Capeci’s Gangland News, although not as consistently spicey as it once was, remains the gold standard of this space and will always be until further notice; Jerry is the Dean and is on-point with his reporting nearly 100 percent of the time. He doesn’t care how long it takes him to confirm scoops, nor should he.
That’s REAL journalism. Being accurate is the only issue that matters.
The New York Times waited two months before reporting that former Bonanno mob capo Frank Coppa died in the Witness Protection Program, well after the rest of us went with it and the Sitdown podcast broke it back in August. Do you want to know why? Because they waited until they saw a death certificate. It didn’t matter that it took them an extra nine weeks to track one down. They did it the right way. The way we all should be doing it. Maybe not a death certificate from the morgue, but definitely a public obituary or confirmation from a next of kin.
In the case of Bobby Manna, it was an alleged relative by marriage who was making the rounds and tipping off journalists and content creators in the genre to what the person claimed was the death of East Coast mob icon Manna. We all went with it. We all got burned. The echo chamber fed on itself and it undercut our collective credibility and reporting bonafides. Shame on us.

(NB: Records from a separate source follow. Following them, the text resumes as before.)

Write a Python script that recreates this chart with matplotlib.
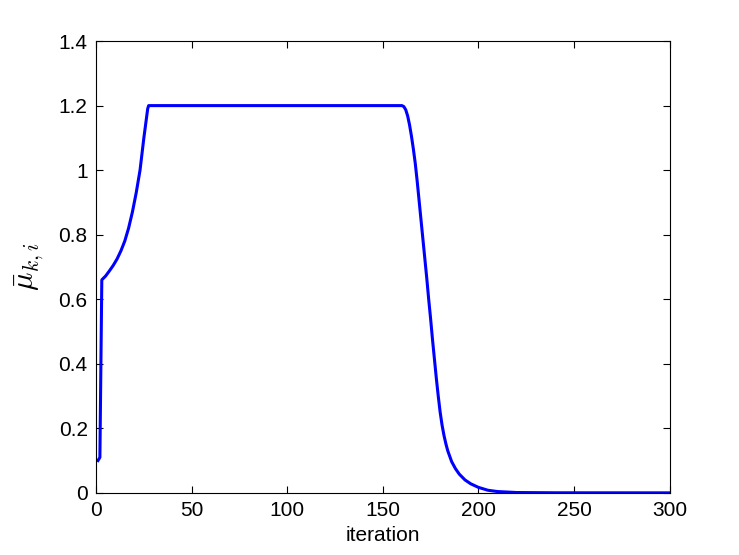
import matplotlib
matplotlib.use("Agg")
import matplotlib.pyplot as plt

plt.rcParams["font.family"] = ["Liberation Sans", "DejaVu Sans"]
plt.rcParams["mathtext.fontset"] = "cm"

# values (iteration, mean value)
iteration = [1, 2, 3, 5, 7, 9, 11, 13, 15, 17, 19, 21, 23, 25, 27, 27.5,
             160, 161, 162, 163, 164, 165, 166, 167, 168, 169, 170, 171, 172,
             173, 174, 175, 176, 177, 178, 179, 180, 181, 182, 183, 184, 186,
             188, 190, 193, 196, 200, 205, 210, 220, 240, 300]
mu_bar = [0.10, 0.11, 0.66, 0.672, 0.688, 0.705, 0.725, 0.75, 0.78, 0.82,
          0.87, 0.93, 1.00, 1.10, 1.19, 1.20,
          1.20, 1.197, 1.187, 1.168, 1.14, 1.105, 1.065, 1.02, 0.965, 0.905,
          0.845, 0.785, 0.725, 0.665, 0.60, 0.54, 0.475, 0.415, 0.355, 0.30,
          0.25, 0.21, 0.178, 0.152, 0.13, 0.097, 0.075, 0.058, 0.04, 0.028,
          0.017, 0.008, 0.004, 0.001, 0.0002, 0.0]

xticks = [0, 50, 100, 150, 200, 250, 300]
yticks = [0, 0.2, 0.4, 0.6, 0.8, 1, 1.2, 1.4]
ytick_labels = ["0", "0.2", "0.4", "0.6", "0.8", "1", "1.2", "1.4"]

fig = plt.figure(figsize=(7.39, 5.55), dpi=100)
ax = fig.add_axes([0.130, 0.112, 0.776, 0.814])

ax.plot(iteration, mu_bar, color="#0000ff", linewidth=2.2)

ax.set_xlim(0, 300)
ax.set_ylim(0, 1.4)
ax.set_xticks(xticks)
ax.set_yticks(yticks)
ax.set_yticklabels(ytick_labels)
ax.tick_params(direction="in", length=5, width=0.8, labelsize=15,
               top=True, right=True, pad=6)
for spine in ax.spines.values():
    spine.set_linewidth(0.8)

ax.set_xlabel("iteration", fontsize=15, labelpad=4)
ax.set_ylabel(r"$\bar{\mu}_{k,i}$", fontsize=22, labelpad=10)

fig.savefig("out.png", dpi=100)
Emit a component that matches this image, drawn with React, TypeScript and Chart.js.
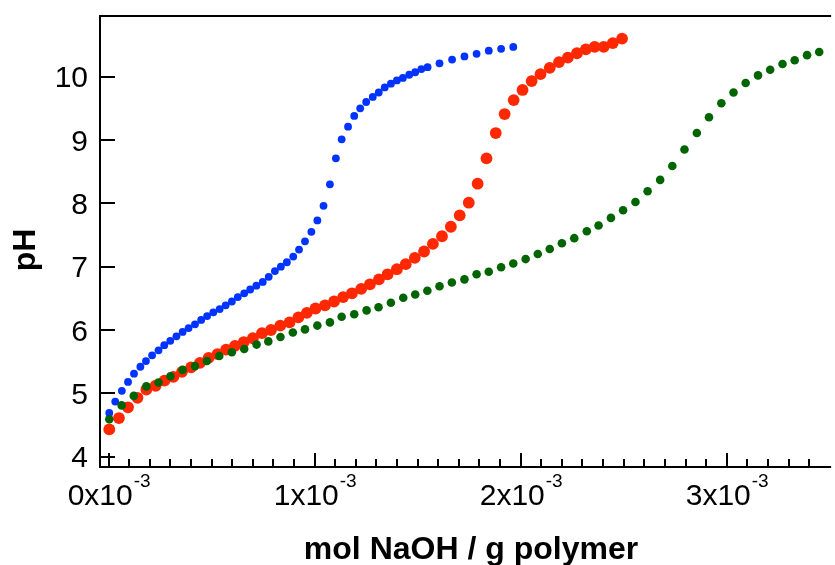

That bring us to Tommy Reynolds. The former Bonanno mob affiliate and hit man who got a sentence reduction earlier this year. The BOP says his out date is August 2026. Several different prominent mob-news platforms (GR was not among them) reported back in September that he was out already or on the verge of getting out within days. He hasn’t left FCI Otisville though……..almost six weeks after the news of Renyolds’s purported soon-to-be-free prisoner status surfaced. This is becoming far too common of a narrative, a pattern if you will, that GR itself is part of.
It needs to stop. There is not an alternative. The fate of this content space depends on it, our legitimacy as arbiters of facts, a free and fair press and most of all as crucial preservers of American true-crime history lies in the balance.
GR for one, pledges to do better and hold itself to a higher standard of vetting breaking news. Everyone playing in this sandbox needs to do the same.
If we fail, we will perish. All of us. And it will be our own fault due to caring more about clicks, engagements and hype than truth, professionalism and pride.